Stored entries:
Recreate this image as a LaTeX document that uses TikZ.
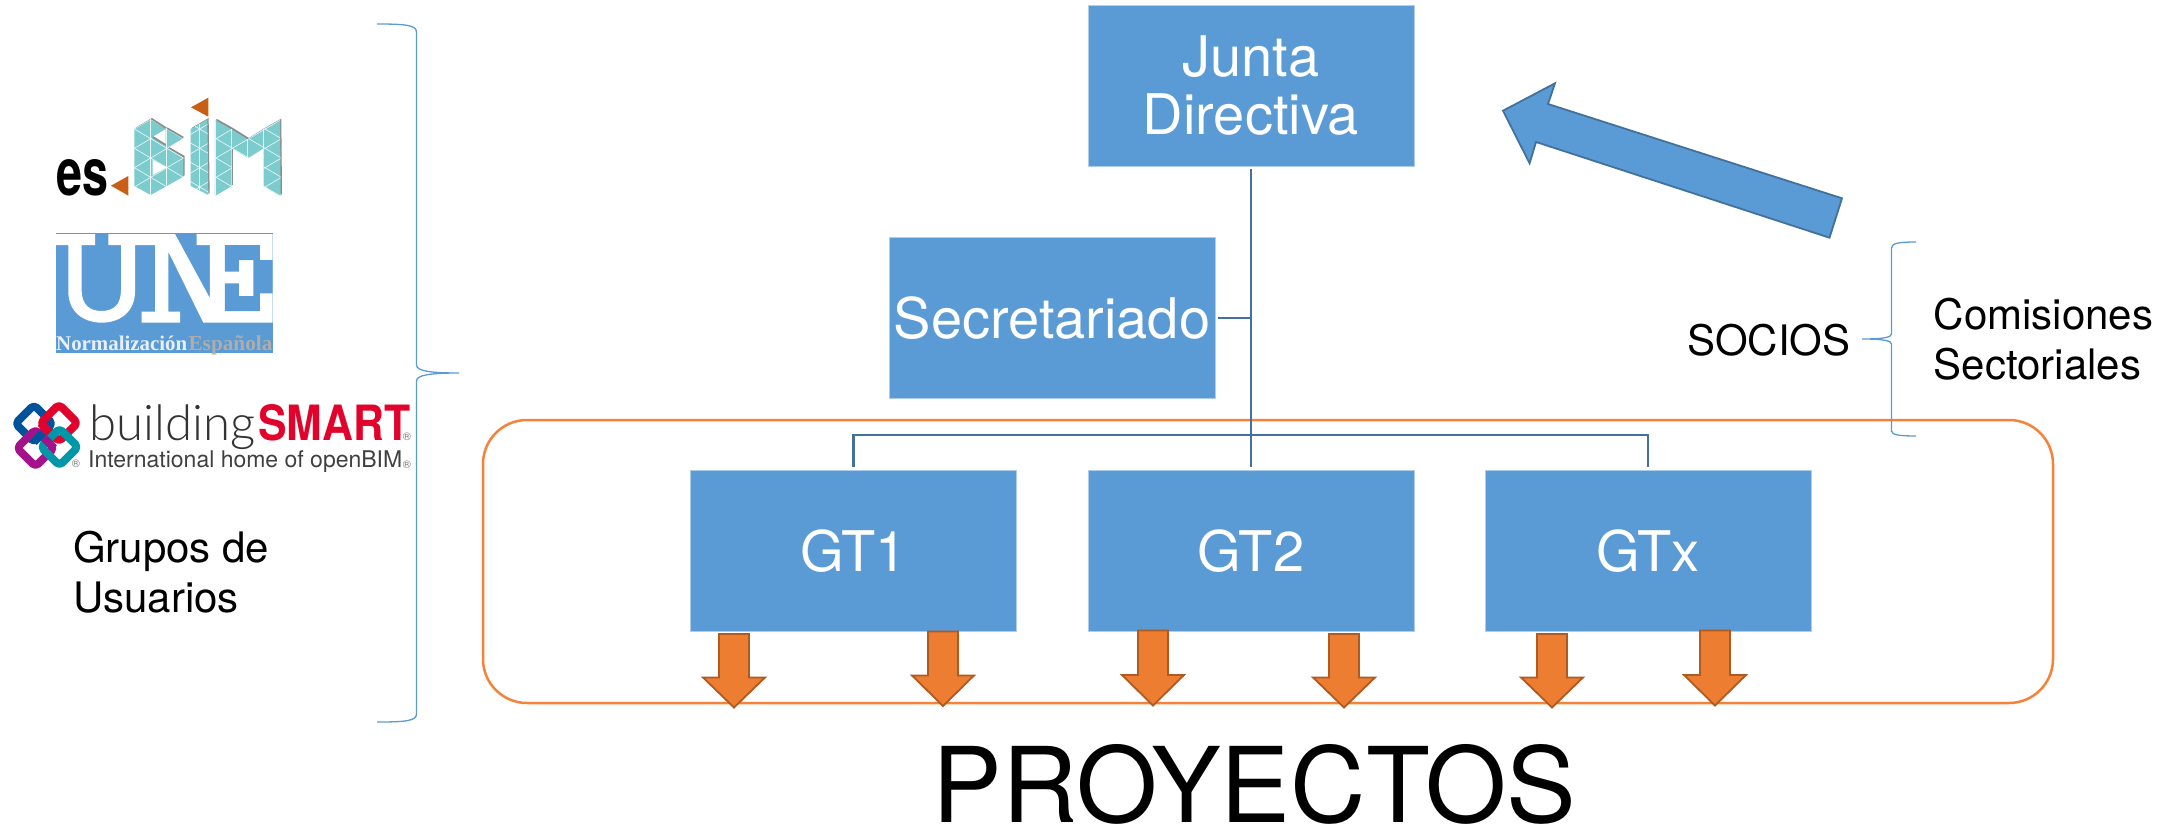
\documentclass[tikz,border=0pt]{standalone}
\usepackage{fontspec}
\setmainfont{TeX Gyre Heros}
\newfontfamily\lato{Lato Light}
\newfontfamily\libserif{Liberation Serif}
\definecolor{boxblue}{HTML}{5B9BD5}
\definecolor{connblue}{HTML}{41719C}
\definecolor{orangefill}{HTML}{ED7D31}
\definecolor{orangeedge}{HTML}{AE5A21}
\definecolor{orangeline}{HTML}{F4823A}
\definecolor{bimteal}{HTML}{7CCBCD}
\definecolor{bimorange}{HTML}{C85F14}
\definecolor{bsblue}{HTML}{00529B}
\definecolor{bsred}{HTML}{E2032C}
\definecolor{bspurple}{HTML}{A3128A}
\definecolor{bsteal}{HTML}{0097A9}
\tikzset{
  orgbox/.style={fill=boxblue,draw=boxblue!50!white,line width=0.8pt,minimum width=326pt,minimum height=161pt,inner sep=0pt,text=white,align=center,font=\fontsize{56}{57.7}\selectfont},
  conn/.style={draw=connblue,line width=2.6pt},
  brace/.style={draw=boxblue,line width=1.3pt},
  lbl/.style={inner sep=0pt,font=\fontsize{42}{50.5}\selectfont,align=left},
  ring/.style={line width=8pt,rounded corners=4pt,line join=round}
}
\newcommand{\orarrow}[4]{% cx, top, shoulder, tip
  \draw[fill=orangefill,draw=orangeedge,line width=1.8pt,line join=miter]
    ({#1-15},#2)--({#1+15},#2)--({#1+15},#3)--({#1+31},#3)--(#1,#4)--({#1-31},#3)--({#1-15},#3)--cycle;}
\newcommand{\bimshapes}{(403,147)--(452,118)--(497,147)--(455,172)--(497,198)--(497,147)--(500,147)--(548,175)--(503,205)--(550,232)--(550,290)--(452,345)--(403,318)--cycle
  (572,147)--(622,118)--(625,345)--(572,318)--cycle
  (645,120)--(695,148)--(743,178)--(790,148)--(840,120)--(842,348)--(790,318)--(790,205)--(745,235)--(695,205)--(695,318)--(645,348)--cycle}
\begin{document}
\begin{tikzpicture}[x=1pt,y=-1pt]
\useasboundingbox (0,0) rectangle (2174,830);

% projects frame
\node[draw=orangeline,line width=2.5pt,rounded corners=44pt,minimum width=1570pt,minimum height=283pt,inner sep=0pt] (proj) at (1268,561.5) {};

% org boxes
\node[orgbox] (junta) at (1251,85.5) {\raisebox{1pt}{Junta}\\[-1pt]Directiva};
\node[orgbox] (sec) at (1052,318) {Secretariado};
\node[orgbox] (gt1) at (853.5,551) {GT1};
\node[orgbox] (gt2) at (1251,551) {GT2};
\node[orgbox] (gtx) at (1648,551) {GTx};

% connectors
\coordinate (bus) at (1251,435);
\draw[conn,shorten <=3pt,shorten >=3pt] (junta.south) -- (gt2.north);
\draw[conn,shorten <=3pt] (sec.east) -- (sec.east -| junta.south);
\draw[conn,shorten <=3pt,shorten >=3pt] (gt1.north) |- (bus) -| (gtx.north);

% orange arrows
\orarrow{734}{634}{677.5}{707.5}
\orarrow{943}{631.5}{675.5}{706}
\orarrow{1153}{630.5}{675}{705.5}
\orarrow{1344}{634}{677.5}{707.5}
\orarrow{1552}{634}{677.5}{707.5}
\orarrow{1715}{630.5}{675}{705.5}

% big blue arrow
\draw[fill=boxblue,draw=connblue,line width=1.8pt,line join=miter]
  (1503,110.7)--(1555,83.3)--(1548,104)--(1842,198.3)--(1829.5,237.7)--(1536,142)--(1529.6,163.3)--cycle;

% braces
\draw[brace] (377,24) .. controls (405,24) and (416.5,25) .. (416.5,32) -- (416.5,365) .. controls (416.5,371) and (430,373) .. (459,373) .. controls (430,373) and (416.5,375) .. (416.5,381) -- (416.5,714) .. controls (416.5,721) and (405,722) .. (377,722);
\draw[brace] (1916,242) .. controls (1900,242) and (1891.5,243) .. (1891.5,248) -- (1891.5,334) .. controls (1891.5,337) and (1885,339) .. (1862,339) .. controls (1885,339) and (1891.5,341) .. (1891.5,344) -- (1891.5,431) .. controls (1891.5,435) and (1900,436) .. (1916,436);

% labels
\node[inner sep=0pt,anchor=base,font=\fontsize{104.5}{105}\selectfont] (proyectos) at (1254.5,822) {PROYECTOS};
\node[lbl,anchor=base west] (socios) at (1687,355) {SOCIOS};
\node[lbl,anchor=west] (comis) at (1933.5,339) {Comisiones\\Sectoriales};
\node[lbl,anchor=west] (grupos) at (73,572) {Grupos de\\Usuarios};

% es.BIM logo
\node[inner sep=0pt,anchor=base west] (es) at (56,195) {\resizebox{52pt}{36pt}{\bfseries es}};
\begin{scope}[shift={(0,80)},x=0.33333pt,y=-0.33333pt]
  \fill[bimorange] (333,317)--(385,288)--(385,347)--cycle;
  \fill[bimorange] (573,82)--(625,53)--(625,110)--cycle;
  \begin{scope}[shift={(4,-4)}]
    \fill[black!45] \bimshapes;
  \end{scope}
  \fill[bimteal] \bimshapes;
  \begin{scope}
    \clip \bimshapes;
    \foreach \k in {-8,...,8}{
      \draw[white!80!bimteal,line width=0.7pt] (300,{86+58*\k}) -- (900,{441+58*\k});
      \draw[white!80!bimteal,line width=0.7pt] (300,{208+58*\k}) -- (900,{-147+58*\k});
    }
    \foreach \xx in {452,500,598,645,695,743,790,842}{
      \draw[white!80!bimteal,line width=0.5pt] (\xx,100) -- (\xx,360);
    }
  \end{scope}
  \fill[white] (458,240)--(458,285)--(500,262)--cycle;
\end{scope}

% UNE logo
\begin{scope}[shift={(40,225)},x=0.33333pt,y=-0.33333pt]
  \fill[boxblue] (48,25) rectangle (698,385);
  \fill[white] (48,27)--(165,27)--(165,60)--(125,60)--(125,195)
     .. controls (125,240) and (150,258) .. (184,258)
     .. controls (220,258) and (243,240) .. (243,195)
     --(243,60)--(205,60)--(205,27)--(405,27)--(510,220)--(510,60)--(470,60)--(470,27)
     --(698,27)--(698,293)--(490,293)--(385,80)--(385,260)--(420,260)--(420,293)--(305,293)--(305,260)--(345,260)--(345,60)--(285,60)--(285,200)
     .. controls (285,260) and (240,293) .. (185,293)
     .. controls (130,293) and (85,260) .. (85,200)
     --(85,60)--(48,60)--cycle;
  \fill[boxblue] (555,60)--(660,60)--(660,105)--(698,105)--(698,205)--(660,205)--(660,258)--(555,258)--(555,175)--(597,175)--(597,213)--(640,213)--(640,105)--(597,105)--(597,140)--(555,140)--cycle;
  \node[inner sep=0pt,anchor=base west,text=white!85!boxblue] (norm) at (48,375) {\resizebox{131pt}{!}{\libserif\bfseries Normalización}};
  \node[inner sep=0pt,anchor=base west,text=black!32] (espa) at (445,375) {\resizebox{84pt}{!}{\libserif\bfseries Española}};
\end{scope}

% buildingSMART logo
\begin{scope}
  \draw[ring,draw=bsblue] (15.5,423.5)--(34,405)--(52.5,423.5)--(34,442)--cycle;
  \draw[ring,draw=bsred] (40.5,423)--(59,404.5)--(77.5,423)--(59,441.5)--cycle;
  \draw[ring,draw=bspurple] (17,448)--(35.5,429.5)--(54,448)--(35.5,466.5)--cycle;
  \draw[ring,draw=bsteal] (41,447)--(59.5,428.5)--(78,447)--(59.5,465.5)--cycle;
  \draw[line width=8pt,draw=bsblue] (34,442)--(43,433);
  \draw[line width=8pt,draw=bsred] (40.5,423)--(50,432.5);
  \draw[line width=8pt,draw=bspurple] (44,438)--(54,448);
\end{scope}
\node[inner sep=0pt,anchor=base west,text=black!80] (bld) at (89,440) {\resizebox{166pt}{!}{\lato building}};
\node[inner sep=0pt,anchor=base west,text=bsred] (smart) at (258,440) {\resizebox{152pt}{36pt}{\bfseries SMART}};
\node[inner sep=0pt,anchor=base west,text=black!75] (intl) at (88,467) {\resizebox{314pt}{!}{International home of openBIM}};
\node[inner sep=0pt,text=black!55,font=\fontsize{11}{11}\selectfont] (r1) at (407,437) {®};
\node[inner sep=0pt,text=black!55,font=\fontsize{11}{11}\selectfont] (r2) at (407,465) {®};
\node[inner sep=0pt,text=black!55,font=\fontsize{11}{11}\selectfont] (r3) at (76,464) {®};
\end{tikzpicture}
\end{document}
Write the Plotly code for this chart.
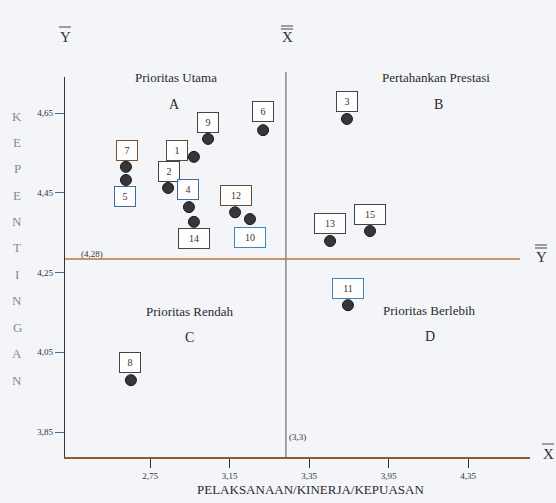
import plotly.graph_objects as go

# ---------------- data ----------------
labels = ["1", "2", "3", "4", "5", "6", "7", "8", "9", "10", "11", "12", "13", "14", "15"]
kinerja = [2.971, 2.841, 3.741, 2.946, 2.629, 3.319, 2.629, 2.654, 3.042, 3.253, 3.746, 3.178, 3.656, 2.971, 3.857]
kepentingan = [4.540, 4.462, 4.635, 4.414, 4.482, 4.607, 4.515, 3.980, 4.585, 4.384, 4.168, 4.401, 4.329, 4.377, 4.354]

x_tickvals = [2.75, 3.15, 3.55, 3.95, 4.35]
x_ticktext = ["2,75", "3,15", "3,35", "3,95", "4,35"]
y_tickvals = [3.85, 4.05, 4.25, 4.45, 4.65]
y_ticktext = ["3,85", "4,05", "4,25", "4,45", "4,65"]

x_mean_pos = 3.434      # where the X-double-bar line is drawn
x_mean_label = "(3,3)"
y_mean = 4.284
y_mean_label = "(4,28)"

# label box offsets (pixels) relative to each dot
box_dx = [-17, 1, 0, -1, -1, 0, 1, -1, 0, 0, 0, 1, 0, 0, 0]
box_dy = [6, 16, 17, 18, -17, 19, 16, 18, 16, -18, 17, 17, 18, -17, 17]
box_color = ["#5a4a3a", "#444", "#444", "#3b6f99", "#3b6f99", "#444", "#7a5030",
             "#444", "#444", "#3b87b8", "#3b87b8", "#6a4a30", "#444", "#444", "#444"]

SERIF = "Liberation Serif, Times New Roman, serif"
W, H = 556, 503
L, R, T, B = 65, 26, 77, 46
pw, ph = W - L - R, H - T - B


def xp(px):
    return (px - L) / pw


def yp(py):
    return (H - B - py) / ph


fig = go.Figure()
fig.add_trace(go.Scatter(
    x=kinerja, y=kepentingan, mode="markers",
    marker=dict(size=11, color="#36363a", line=dict(color="#1a1a1c", width=1)),
    hoverinfo="text", text=labels, showlegend=False,
))

ann = []
for i, lab in enumerate(labels):
    ann.append(dict(
        x=kinerja[i], y=kepentingan[i], xref="x", yref="y", text=lab, showarrow=False,
        xanchor="center", yanchor="middle",
        xshift=box_dx[i], yshift=box_dy[i],
        width=20 if len(lab) == 1 else 30, height=19,
        bordercolor=box_color[i], borderwidth=1, borderpad=0, bgcolor="rgba(255,255,255,0.85)",
        font=dict(family=SERIF, size=10, color="#333"),
    ))


def ptext(txt, px, py, size, color="#2a2a2a"):
    ann.append(dict(x=xp(px), y=yp(py), xref="paper", yref="paper", text=txt, showarrow=False,
                    xanchor="center", yanchor="middle",
                    font=dict(family=SERIF, size=size, color=color)))


# quadrant titles
ptext("Prioritas Utama", 176, 77, 13)
ptext("A", 174, 104, 14)
ptext("Pertahankan Prestasi", 436, 77, 13)
ptext("B", 438, 104, 14)
ptext("Prioritas Rendah", 190, 311, 13)
ptext("C", 189, 337, 14)
ptext("Prioritas Berlebih", 429, 310, 13)
ptext("D", 430, 336, 14)

# mean labels
ptext(y_mean_label, 92, 254, 9, "#333")
ptext(x_mean_label, 297, 437, 9, "#333")

# axis symbols
for txt, px, py in [("Y", 65, 37), ("X", 287, 37), ("Y", 541, 257), ("X", 548, 454)]:
    ptext(txt, px, py, 15, "#333")

# x-axis title
ptext("PELAKSANAAN/KINERJA/KEPUASAN", 310, 489, 13)

# vertical letters of y title
word = "KEPENTINGAN"
for k, ch in enumerate(word):
    ptext(ch, 17, 116 + k * 26.4, 13, "#8a8a8a")

shapes = []
# mean lines
shapes.append(dict(type="line", xref="x", yref="paper", x0=x_mean_pos, x1=x_mean_pos,
                   y0=0, y1=yp(72), line=dict(color="#555", width=1)))
shapes.append(dict(type="line", xref="paper", yref="y", x0=0, x1=xp(520),
                   y0=y_mean, y1=y_mean, line=dict(color="#b9782e", width=1.5)))


# bars over symbols
def bar(x0, x1, y):
    shapes.append(dict(type="line", xref="paper", yref="paper", x0=xp(x0), x1=xp(x1),
                       y0=yp(y), y1=yp(y), line=dict(color="#444", width=1)))


bar(59, 71, 27)
bar(281, 293, 26)
bar(281, 293, 29)
bar(535, 547, 245)
bar(535, 547, 248)
bar(542, 554, 444)

fig.update_layout(
    width=W, height=H,
    margin=dict(l=L, r=R, t=T, b=B, pad=0),
    paper_bgcolor="#f4f5f8", plot_bgcolor="#f4f5f8",
    annotations=ann, shapes=shapes,
    xaxis=dict(range=[2.75 + (L - 150) / 198.75, 2.75 + (W - R - 150) / 198.75],
               tickvals=x_tickvals, ticktext=x_ticktext, ticks="outside", ticklen=9,
               tickcolor="#333", showline=True, linecolor="#8a5a3a", linewidth=1.5,
               showgrid=False, zeroline=False, automargin=False,
               tickfont=dict(family=SERIF, size=9, color="#333")),
    yaxis=dict(range=[4.65 - (H - B - 113) / 398.75, 4.65 + (113 - T) / 398.75],
               tickvals=y_tickvals, ticktext=y_ticktext, ticks="outside", ticklen=9,
               tickcolor="#3b6f99", showline=True, linecolor="#333", linewidth=1.2,
               showgrid=False, zeroline=False, automargin=False,
               tickfont=dict(family=SERIF, size=9, color="#333")),
)

fig.write_html(
    "out.html",
    config={"displayModeBar": False},
    post_script="document.body.style.margin='0';document.body.style.overflow='hidden';"
                "document.documentElement.style.overflow='hidden';",
)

▶ Requirement
Pictures should be left out. Retype only the run of lines from the line containing "Write the Plotly code for this chart." to the line containing "import plotly.graph_objects as go", inclusive.

▶ Answer to this problem
Write the Plotly code for this chart.
import plotly.graph_objects as go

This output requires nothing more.